Give back exactly the lines from the start of the listing to the line containing "140, 160, 180];", inclusive, and nothing beyond them.
Start of Source material
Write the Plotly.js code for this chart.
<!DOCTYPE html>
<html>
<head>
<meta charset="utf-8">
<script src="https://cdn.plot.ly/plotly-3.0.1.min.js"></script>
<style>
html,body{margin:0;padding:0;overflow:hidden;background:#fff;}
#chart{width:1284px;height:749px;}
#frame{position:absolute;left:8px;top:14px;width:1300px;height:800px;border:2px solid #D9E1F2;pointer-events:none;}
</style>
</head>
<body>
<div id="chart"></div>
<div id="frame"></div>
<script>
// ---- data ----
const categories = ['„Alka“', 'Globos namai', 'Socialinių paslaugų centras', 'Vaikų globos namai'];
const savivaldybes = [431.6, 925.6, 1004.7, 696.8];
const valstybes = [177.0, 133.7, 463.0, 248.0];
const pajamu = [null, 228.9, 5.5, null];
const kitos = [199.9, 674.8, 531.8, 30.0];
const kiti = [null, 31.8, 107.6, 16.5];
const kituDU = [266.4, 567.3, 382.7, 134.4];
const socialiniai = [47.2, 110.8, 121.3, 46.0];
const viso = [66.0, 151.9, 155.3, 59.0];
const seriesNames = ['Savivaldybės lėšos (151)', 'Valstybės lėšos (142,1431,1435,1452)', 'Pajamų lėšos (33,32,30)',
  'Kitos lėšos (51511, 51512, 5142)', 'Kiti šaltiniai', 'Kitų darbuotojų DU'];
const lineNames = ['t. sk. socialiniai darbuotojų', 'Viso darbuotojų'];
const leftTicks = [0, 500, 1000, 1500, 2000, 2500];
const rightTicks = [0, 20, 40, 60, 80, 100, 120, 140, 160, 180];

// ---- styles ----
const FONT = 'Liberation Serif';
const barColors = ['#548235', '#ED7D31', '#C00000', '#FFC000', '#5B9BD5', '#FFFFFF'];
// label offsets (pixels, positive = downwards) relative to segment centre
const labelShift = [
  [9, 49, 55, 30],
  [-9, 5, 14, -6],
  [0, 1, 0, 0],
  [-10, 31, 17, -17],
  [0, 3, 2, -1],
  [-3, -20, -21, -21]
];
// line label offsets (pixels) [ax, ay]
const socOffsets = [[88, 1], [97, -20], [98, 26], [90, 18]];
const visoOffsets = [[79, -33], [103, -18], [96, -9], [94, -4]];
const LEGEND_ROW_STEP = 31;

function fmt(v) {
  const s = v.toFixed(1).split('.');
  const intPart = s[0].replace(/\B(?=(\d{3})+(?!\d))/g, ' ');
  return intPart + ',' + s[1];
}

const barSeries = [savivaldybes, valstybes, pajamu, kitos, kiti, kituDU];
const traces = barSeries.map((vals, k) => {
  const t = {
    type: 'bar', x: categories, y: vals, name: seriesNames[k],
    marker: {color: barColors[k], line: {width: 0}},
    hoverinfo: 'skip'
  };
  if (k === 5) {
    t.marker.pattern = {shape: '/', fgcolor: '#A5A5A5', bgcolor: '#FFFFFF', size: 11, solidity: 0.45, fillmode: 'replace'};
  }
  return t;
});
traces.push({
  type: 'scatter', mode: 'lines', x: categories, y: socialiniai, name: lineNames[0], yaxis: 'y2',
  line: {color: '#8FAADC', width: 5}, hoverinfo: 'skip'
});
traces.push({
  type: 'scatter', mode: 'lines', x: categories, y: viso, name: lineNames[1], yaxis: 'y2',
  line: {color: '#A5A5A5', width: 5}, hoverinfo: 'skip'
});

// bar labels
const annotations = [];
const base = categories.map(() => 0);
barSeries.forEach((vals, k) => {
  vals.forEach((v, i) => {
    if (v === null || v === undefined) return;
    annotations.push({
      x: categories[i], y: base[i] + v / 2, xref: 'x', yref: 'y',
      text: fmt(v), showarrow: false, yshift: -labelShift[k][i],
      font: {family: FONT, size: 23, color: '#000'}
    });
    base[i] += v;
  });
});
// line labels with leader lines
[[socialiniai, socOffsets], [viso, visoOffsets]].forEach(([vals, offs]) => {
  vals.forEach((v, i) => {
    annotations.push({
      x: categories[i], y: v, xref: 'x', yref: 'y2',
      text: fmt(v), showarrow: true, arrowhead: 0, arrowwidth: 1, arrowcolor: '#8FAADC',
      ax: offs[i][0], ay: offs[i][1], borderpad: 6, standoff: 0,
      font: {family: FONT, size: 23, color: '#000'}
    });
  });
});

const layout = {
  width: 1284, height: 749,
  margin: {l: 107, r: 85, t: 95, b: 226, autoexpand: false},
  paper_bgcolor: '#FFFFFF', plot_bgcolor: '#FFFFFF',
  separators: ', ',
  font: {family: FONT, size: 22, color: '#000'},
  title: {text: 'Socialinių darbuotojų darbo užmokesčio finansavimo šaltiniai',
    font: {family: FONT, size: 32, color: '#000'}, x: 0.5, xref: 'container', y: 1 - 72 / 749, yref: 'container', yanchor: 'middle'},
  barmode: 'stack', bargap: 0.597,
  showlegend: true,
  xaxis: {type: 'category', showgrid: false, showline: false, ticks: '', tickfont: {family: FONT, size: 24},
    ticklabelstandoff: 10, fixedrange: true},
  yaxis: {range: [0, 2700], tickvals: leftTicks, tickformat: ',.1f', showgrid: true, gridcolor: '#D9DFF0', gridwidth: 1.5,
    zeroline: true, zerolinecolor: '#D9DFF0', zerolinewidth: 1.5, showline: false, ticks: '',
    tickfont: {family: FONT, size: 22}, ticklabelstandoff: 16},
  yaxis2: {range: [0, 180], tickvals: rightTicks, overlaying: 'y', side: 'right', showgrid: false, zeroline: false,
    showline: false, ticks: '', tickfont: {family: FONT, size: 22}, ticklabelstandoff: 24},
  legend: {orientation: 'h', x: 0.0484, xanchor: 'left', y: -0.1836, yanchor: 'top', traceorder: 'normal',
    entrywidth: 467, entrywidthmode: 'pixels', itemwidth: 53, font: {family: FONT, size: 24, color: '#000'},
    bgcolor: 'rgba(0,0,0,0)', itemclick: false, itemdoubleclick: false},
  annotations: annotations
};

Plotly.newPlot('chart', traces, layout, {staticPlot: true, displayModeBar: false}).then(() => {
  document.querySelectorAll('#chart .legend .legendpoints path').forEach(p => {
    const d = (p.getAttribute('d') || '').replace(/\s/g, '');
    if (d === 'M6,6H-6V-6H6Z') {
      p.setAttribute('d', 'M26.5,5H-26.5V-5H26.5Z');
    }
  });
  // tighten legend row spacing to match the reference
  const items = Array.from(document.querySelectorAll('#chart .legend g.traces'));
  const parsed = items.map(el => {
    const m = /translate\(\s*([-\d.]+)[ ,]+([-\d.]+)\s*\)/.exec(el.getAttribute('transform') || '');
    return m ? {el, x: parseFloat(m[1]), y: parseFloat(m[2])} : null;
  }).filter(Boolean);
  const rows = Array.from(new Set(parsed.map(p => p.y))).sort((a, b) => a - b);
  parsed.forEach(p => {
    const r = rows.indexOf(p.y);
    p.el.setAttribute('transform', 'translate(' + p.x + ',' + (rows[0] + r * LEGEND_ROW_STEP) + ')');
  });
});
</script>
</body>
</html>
End of Source material
Solution for this task:
Write the Plotly.js code for this chart.
<!DOCTYPE html>
<html>
<head>
<meta charset="utf-8">
<script src="https://cdn.plot.ly/plotly-3.0.1.min.js"></script>
<style>
html,body{margin:0;padding:0;overflow:hidden;background:#fff;}
#chart{width:1284px;height:749px;}
#frame{position:absolute;left:8px;top:14px;width:1300px;height:800px;border:2px solid #D9E1F2;pointer-events:none;}
</style>
</head>
<body>
<div id="chart"></div>
<div id="frame"></div>
<script>
// ---- data ----
const categories = ['„Alka“', 'Globos namai', 'Socialinių paslaugų centras', 'Vaikų globos namai'];
const savivaldybes = [431.6, 925.6, 1004.7, 696.8];
const valstybes = [177.0, 133.7, 463.0, 248.0];
const pajamu = [null, 228.9, 5.5, null];
const kitos = [199.9, 674.8, 531.8, 30.0];
const kiti = [null, 31.8, 107.6, 16.5];
const kituDU = [266.4, 567.3, 382.7, 134.4];
const socialiniai = [47.2, 110.8, 121.3, 46.0];
const viso = [66.0, 151.9, 155.3, 59.0];
const seriesNames = ['Savivaldybės lėšos (151)', 'Valstybės lėšos (142,1431,1435,1452)', 'Pajamų lėšos (33,32,30)',
  'Kitos lėšos (51511, 51512, 5142)', 'Kiti šaltiniai', 'Kitų darbuotojų DU'];
const lineNames = ['t. sk. socialiniai darbuotojų', 'Viso darbuotojų'];
const leftTicks = [0, 500, 1000, 1500, 2000, 2500];
const rightTicks = [0, 20, 40, 60, 80, 100, 120, 140, 160, 180];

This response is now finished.